Division-based Receiver-agnostic RFF Identification in WiFi Systems
Xuan Yang, Dongming Li, Dong Wei, Meng Zhang
TL;DR
This work tackles cross-receiver degradation in WiFi RF fingerprinting by introducing a division-based, receiver-agnostic RFF extraction framework. It presents two regimes: (i) a reference-device based RD method for flat fading and (ii) a division-based HL method for frequency-selective fading, both achieving high-dimensional, channel-invariant features with only a single training receiver and no calibration or stacking. The approach yields significant accuracy gains over state-of-the-art baselines in both simulated and real-world experiments, with noted improvements up to 15.5% in flat fading and 28.45% in frequency-selective fading, and demonstrates practical viability for closed-set device identification. The combination of high-dimensional RFF features and practical training requirements positions this method as a robust and scalable solution for WiFi device authentication under varied receiver and channel conditions.
Abstract
In physical-layer security schemes, radio frequency fingerprint (RFF) identification of WiFi devices is susceptible to receiver differences, which can significantly degrade classification performance when a model is trained on one receiver but tested on another. In this paper, we propose a division-based receiver-agnostic RFF extraction method for WiFi systems, which removes the receivers' effects by dividing different preambles in the frequency domain. The proposed method requires only a single receiver for training and does not rely on additional calibration or stacking processes.

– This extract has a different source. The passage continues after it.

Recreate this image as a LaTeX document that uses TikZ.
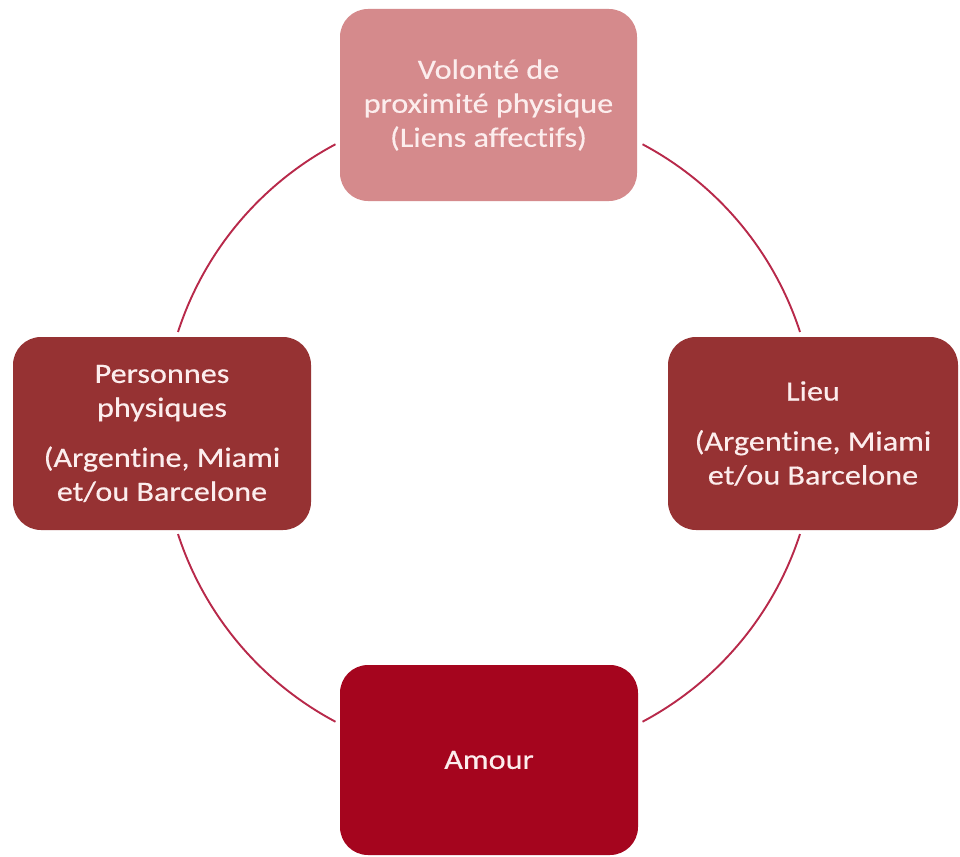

First, for flat fading channel scenarios, the legacy short training field (L-STF) and legacy long training field (L-LTF) of the unknown device are divided by those of the reference device in the frequency domain. The receiver-dependent effects can be eliminated with the requirement of only a single receiver for training, and the higher-dimensional RFF features can be extracted. Second, for frequency-selective fading channel scenarios, the high-throughput long training field (HT-LTF) is divided by the L-LTF in the frequency domain. Only a single receiver is required for training and the higher-dimensional RFF features that are both channel-invariant and receiver-agnostic are extracted. Finally, simulation and experimental results demonstrate that the proposed method effectively mitigate the impacts of channel variations and receiver differences. The classification results show that, even when training on a single receiver and testing on a different one, the proposed method achieves classification accuracy improvements of 15.5% and 28.45% over the state-of-the-art approach in flat fading and frequency-selective fading channel scenarios, respectively.